Why There Is No Standing Requirement for Filing NLRA Charges

Over the last 10 years or so, I have filed a number of high-profile unfair labor practice charges against coercive statements, with many of those statements being made on Twitter. I file those charges even though I am merely a bystander, not an employee or an aggrieved party.

Every time I do this, some individuals ask how I am able to file charges when I don’t have “standing” because I am not the one who is being injured by the coercive statements.

The short answer is that the National Labor Relations Act (NLRA) has no standing requirement.

Section 10(b) of the NLRA just says that:

Whenever it is charged that any person has engaged in or is engaging in any such unfair labor practice, the Board, or any agent or agency designated by the Board for such purposes, shall have power to issue and cause to be served upon such person a complaint stating the charges in that respect

The NLRB has also clarified in its regulations that this lack of an explicit standing requirement means that:

Any person may file a charge alleging that any person has engaged in or is engaging in any unfair labor practice affecting commerce.

The Supreme Court has also recognized that there is no NLRA standing requirement since 1943.

This may seem like a little statutory drafting quirk that has taken on a life of its own. But it was intentional.

During the the drafting of the NLRA, there was debate about whether to limit the right to file charges to affected individuals. Senator Wagner strongly opposed any such limitation and ultimately prevailed in ensuring that anyone can file a charge.

This is the key excerpt from this debate:

The Chairman: I agree with you that it would be unfortunate and improper for some outsider, some busybody, some social worker in the town, to claim that sanitary conditions were not proper in the factory and be able to make a complaint and call this Board’s attention to conditions that were satisfactory to the employees but were not satisfactory to outsiders. Of course, it does not seem that a sensible board would pay much attention to such complaints, but anyway I think the point is well made that provisions should be made to limit the issuing and making of complaints in labor disputes to persons who are connected with the plant. I think that is also Senator Wagner’s view of it.
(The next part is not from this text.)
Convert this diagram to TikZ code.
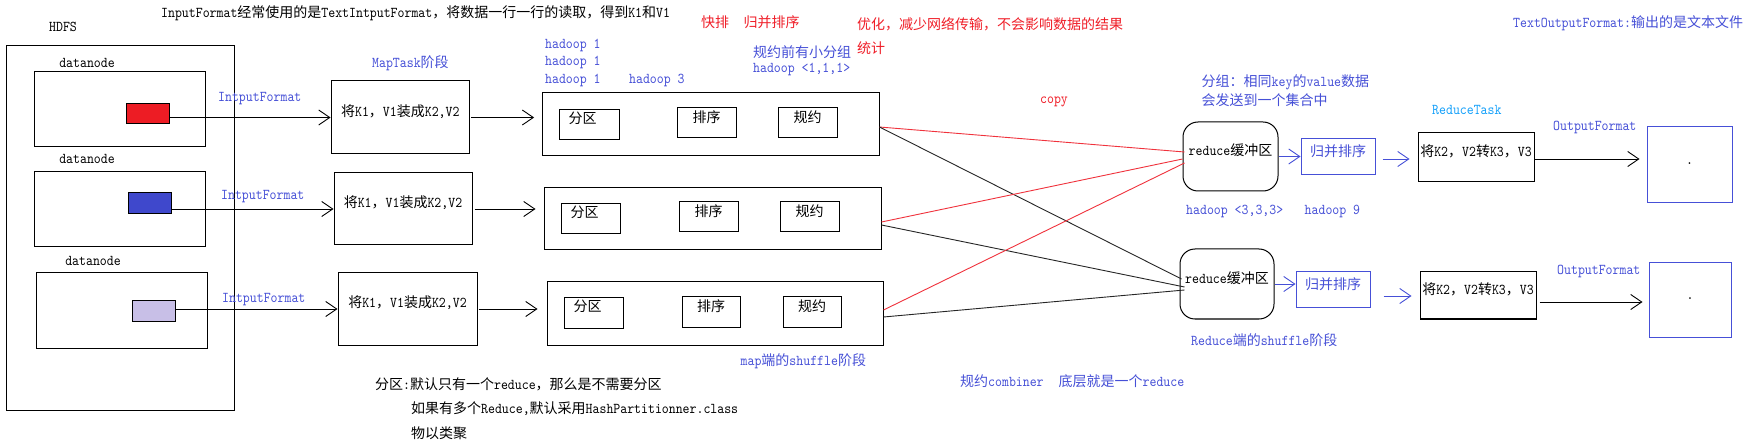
\documentclass[tikz,border=0pt]{standalone}
\usepackage{fontspec}
\usetikzlibrary{arrows.meta,fit,calc}
\newfontfamily\cjkfont{Noto Sans CJK SC}
\newfontfamily\latfont{lmmono10-regular.otf}[FakeStretch=0.88]
\newcommand\latsw{\fontsize{15}{17}\selectfont\latfont}
\newcommand\cjksw{\fontsize{14}{17}\selectfont\cjkfont}
\XeTeXinterchartokenstate=1
\newcount\cjkcnt
\def\setcjkrange#1#2{\cjkcnt=#1\relax\loop\XeTeXcharclass\cjkcnt=7\relax\ifnum\cjkcnt<#2\relax\advance\cjkcnt by 1\relax\repeat}
\setcjkrange{"3000}{"303F}
\setcjkrange{"4E00}{"9FFF}
\setcjkrange{"FF00}{"FFEF}
\XeTeXinterchartoks 0 7 = {\cjksw}
\XeTeXinterchartoks 4095 7 = {\cjksw}
\XeTeXinterchartoks 7 0 = {\latsw}
\XeTeXinterchartoks 7 4095 = {\latsw}
\definecolor{tblue}{RGB}{70,80,215}
\definecolor{tred}{RGB}{240,30,40}
\definecolor{tcyan}{RGB}{20,160,250}
\definecolor{blkred}{RGB}{237,28,36}
\definecolor{blkblue}{RGB}{63,72,204}
\definecolor{blklav}{RGB}{200,191,231}
\definecolor{lred}{RGB}{240,50,60}
\begin{document}
\begin{tikzpicture}[x=1pt,y=-1pt,
  box/.style={draw=black, line width=1pt, inner sep=0pt, font=\latsw},
  bbox/.style={draw=tblue, line width=1pt, inner sep=0pt, font=\latsw},
  txt/.style={inner sep=0pt, anchor=west, font=\latsw},
  ctxt/.style={inner sep=0pt, font=\latsw},
  arr/.style={-{Straight Barb[length=11pt,width=15pt,line width=0.9pt]}, line width=0.9pt},
  redline/.style={draw=lred, line width=0.9pt},
  blkline/.style={draw=black!85, line width=0.9pt}]
\fill[white] (0,0) rectangle (1748,446);
\useasboundingbox (0,0) rectangle (1748,446);

% HDFS side
\node[box, fit={(6.9,46)(234,410)}] (hdfs) {};
\node[ctxt] (hdfslbl) at (63,27) {HDFS};
\node[box, fit={(34.4,72)(205.5,147)}] (dn1) {};
\node[ctxt] (dnl1) at (87,63) {datanode};
\node[box, fit={(34.4,172)(205.5,247)}] (dn2) {};
\node[ctxt] (dnl2) at (87,159) {datanode};
\node[box, fit={(36.4,273)(207.4,348)}] (dn3) {};
\node[ctxt] (dnl3) at (93,261) {datanode};
\node[box, fill=blkred, fit={(126,104)(169,124)}] (b1) {};
\node[box, fill=blkblue, fit={(128.6,193)(171.4,214)}] (b2) {};
\node[box, fill=blklav, fit={(132.4,301)(175.3,321)}] (b3) {};

% Map boxes
\node[box, fit={(331,81)(469.6,154)}] (m1) {将K1，V1装成K2,V2};
\node[box, fit={(334,173)(472,245)}] (m2) {将K1，V1装成K2,V2};
\node[box, fit={(338,273)(477,345)}] (m3) {将K1，V1装成K2,V2};

\draw[arr] (b1.east |- m1.west) -- (m1.west);
\draw[arr] (b2.east |- m2.west) -- (m2.west);
\draw[arr] (b3.east |- m3.west) -- (m3.west);
\node[txt, text=tblue] (if1) at (218,99) {IntputFormat};
\node[txt, text=tblue] (if2) at (221,197) {IntputFormat};
\node[txt, text=tblue] (if3) at (222,300) {IntputFormat};

% shuffle boxes
\node[box, fit={(542.6,93)(879,156)}] (s1) {};
\node[box, fit={(559,110)(619,140)}] (p1) {};
\node[ctxt] (p1t) at ([shift={(24,9)}]p1.north west) {分区};
\node[box, fit={(677,108)(736,138)}] (r1) {排序};
\node[box, fit={(778,108)(837,138)}] (c1) {规约};

\node[box, fit={(544,188)(881,250)}] (s2) {};
\node[box, fit={(561,204)(620,234)}] (p2) {};
\node[ctxt] (p2t) at ([shift={(24,9)}]p2.north west) {分区};
\node[box, fit={(679,202)(738,232)}] (r2) {排序};
\node[box, fit={(780,202)(839,232)}] (c2) {规约};

\node[box, fit={(547,282)(883,345)}] (s3) {};
\node[box, fit={(564,298)(623,328)}] (p3) {};
\node[ctxt] (p3t) at ([shift={(24,9)}]p3.north west) {分区};
\node[box, fit={(682,297)(740,327)}] (r3) {排序};
\node[box, fit={(783,297)(841,327)}] (c3) {规约};

\draw[arr, shorten >=8pt] ([xshift=1pt]m1.east) -- (m1.east -| s1.west);
\draw[arr, shorten >=8pt] ([xshift=2pt]m2.east) -- (m2.east -| s2.west);
\draw[arr, shorten >=9pt] ([xshift=1pt]m3.east) -- (m3.east -| s3.west);

% reduce buffers
\node[box, rounded corners=15pt, fit={(1183,122)(1278,191)}] (R1) {reduce缓冲区};
\node[box, rounded corners=15pt, fit={(1180,249)(1274,319)}] (R2) {reduce缓冲区};

\draw[redline] ($(s1.east)+(0,2.5)$) -- ($(R1.west)+(2,-4.5)$);
\draw[blkline] ($(s1.east)+(0,2.5)$) -- ($(R2.west)+(2,-5)$);
\draw[redline] ($(s2.east)+(0,3)$) -- ($(R1.west)+(0,2.5)$);
\draw[blkline] ($(s2.east)+(0,6)$) -- ($(R2.west)+(5,3)$);
\draw[redline] ($(s3.east)+(0,-3.5)$) -- ($(R1.west)+(2,6.5)$);
\draw[blkline] ($(s3.east)+(0,3.5)$) -- ($(R2.west)+(5,6)$);

% merge sort
\node[bbox, text=tblue, fit={(1301,139)(1375,175)}] (g1) {归并排序};
\node[bbox, text=tblue, fit={(1296,272)(1370,308)}] (g2) {归并排序};
\draw[arr, tblue] (R1.east) -- (R1.east -| g1.west);
\draw[arr, tblue] (R2.east) -- (R2.east -| g2.west);

% K2 boxes
\node[box, fit={(1418,133)(1534,182)}] (k1) {将K2，V2转K3，V3};
\node[box, fit={(1420,272)(1536,319)}] (k2) {将K2，V2转K3，V3};
\coordinate (g1o) at ($(g1.east)+(7,2)$);
\coordinate (g2o) at ($(g2.east)+(13,6)$);
\draw[arr, tblue, shorten >=8pt] (g1o) -- (g1o -| k1.west);
\draw[arr, tblue, shorten >=8pt] (g2o) -- (g2o -| k2.west);

% outputs
\node[bbox, fit={(1647,127)(1732,203)}] (o1) {.};
\node[bbox, fit={(1649,263)(1731,337)}] (o2) {.};
\coordinate (k1o) at ($(k1.east)+(0,1.5)$);
\coordinate (k2o) at ($(k2.east)+(3,6.5)$);
\draw[arr, shorten >=7pt] (k1o) -- (k1o -| o1.west);
\draw[arr, shorten >=6pt] (k2o) -- (k2o -| o2.west);

% labels
\node[txt] (title) at (161,13) {InputFormat经常使用的是TextIntputFormat，将数据一行一行的读取，得到K1和V1};
\node[txt, text=tred] (kp) at (701,22) {快排};
\node[txt, text=tred] (gb) at (743.5,22) {归并排序};
\node[txt, text=tred] (yh) at (857,24) {优化，减少网络传输，不会影响数据的结果};
\node[txt, text=tred] (tj) at (857,48) {统计};
\node[txt, text=tblue] (gy) at (753,52) {规约前有小分组};
\node[txt, text=tblue] (h111) at (753,70) {hadoop <1,1,1>};
\node[txt, text=tblue] (h1a) at (545,46) {hadoop 1};
\node[txt, text=tblue] (h1b) at (545,63) {hadoop 1};
\node[txt, text=tblue] (h1c) at (545,81) {hadoop 1};
\node[txt, text=tblue] (h3) at (629,81) {hadoop 3};
\node[txt, text=tblue] (mt) at (372,63) {MapTask阶段};
\node[ctxt, text=tred] (copy) at (1054,102) {copy};
\node[txt, text=tblue] (fz1) at (1201.5,82) {分组：相同key的value数据};
\node[txt, text=tblue] (fz2) at (1201.5,100) {会发送到一个集合中};
\node[txt, text=tcyan] (rt) at (1432,110) {ReduceTask};
\node[txt, text=tblue] (of1) at (1553,128) {OutputFormat};
\node[txt, text=tblue] (of2) at (1557,272) {OutputFormat};
\node[txt, text=tblue] (tof) at (1513,23) {TextOutputFormat:输出的是文本文件};
\node[txt, text=tblue] (h333) at (1186,212) {hadoop <3,3,3>};
\node[txt, text=tblue] (h9) at (1304.5,212) {hadoop 9};
\node[txt, text=tblue] (rsh) at (1191,340) {Reduce端的shuffle阶段};
\node[txt, text=tblue] (msh) at (740.5,361) {map端的shuffle阶段};
\node[txt, text=tblue] (cmb) at (960,381) {规约combiner\hspace{15pt}底层就是一个reduce};
\node[txt] (n1) at (375,384) {分区:默认只有一个reduce，那么是不需要分区};
\node[txt] (n2) at (411,409) {如果有多个Reduce,默认采用HashPartitionner.class};
\node[txt] (n3) at (411,433) {物以类聚};
\end{tikzpicture}
\end{document}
Senator Wagner: I will not agree to that limitation. You are restricting the workers’ rights there.

The Chairman: We are talking about who shall lodge complaints.

Mr. Caldwell: Yes, sir.

The Chairman: Now, I have an industry, and I have employees. Now, you are raising the question of whether this language permits some outsider in the community — some minister or some other person or some woman’s organization, or some labor organization, other than the one in the establishment — can lodge a complaint.

Mr. Caldwell: Yes; if no employee in the plant participates. That is my limitation. I said, of course, that if even a very small group of men in the plant belongs to a labor union or have another connection, they have the right to make a complaint, regardless of how few they are, if they have a controversy with the employer, and the Board would certainly be entitled to hear the few as well as the many; but the question I am raising under this language is that whether — no employee being dissatisfied, no employee complaining — whether a third party could come in and say “I will create a controversy in this plant, whether there is one here or not.”

Senator Wagner: Of course, it comes back to the old question which is at the bottom of it. I do not say this of your representative plan, but of most representative plans, that you want to retain the economic advantage which you have — where an employee has any complaint to make, he is at once discharged, and rather than lose his job he is not going to make a complaint. Now, do you want to leave workers of that kind absolutely powerless to belong to an outside organization, and there is an individual who may lodge that complaint without running the risk. The complaint may be well founded, without the individual running the risk of being notified the next day that his job is at an end.

The reasoning here is very clear. Employees reasonably fear retaliation from their boss if they file charges. So we want to make it possible for people who cannot be retaliated against to do it instead.

The NLRA does of course contain a protection against retaliation for filing charges, but in reality, it is not hard for an employer to retaliate against employees in indetectable ways, including by deciding not to promote them or give them raises in the future. The drafters recognized this reality and so eliminated a standing requirement to provide another possible way to enforce the law without opening workers up to retaliation.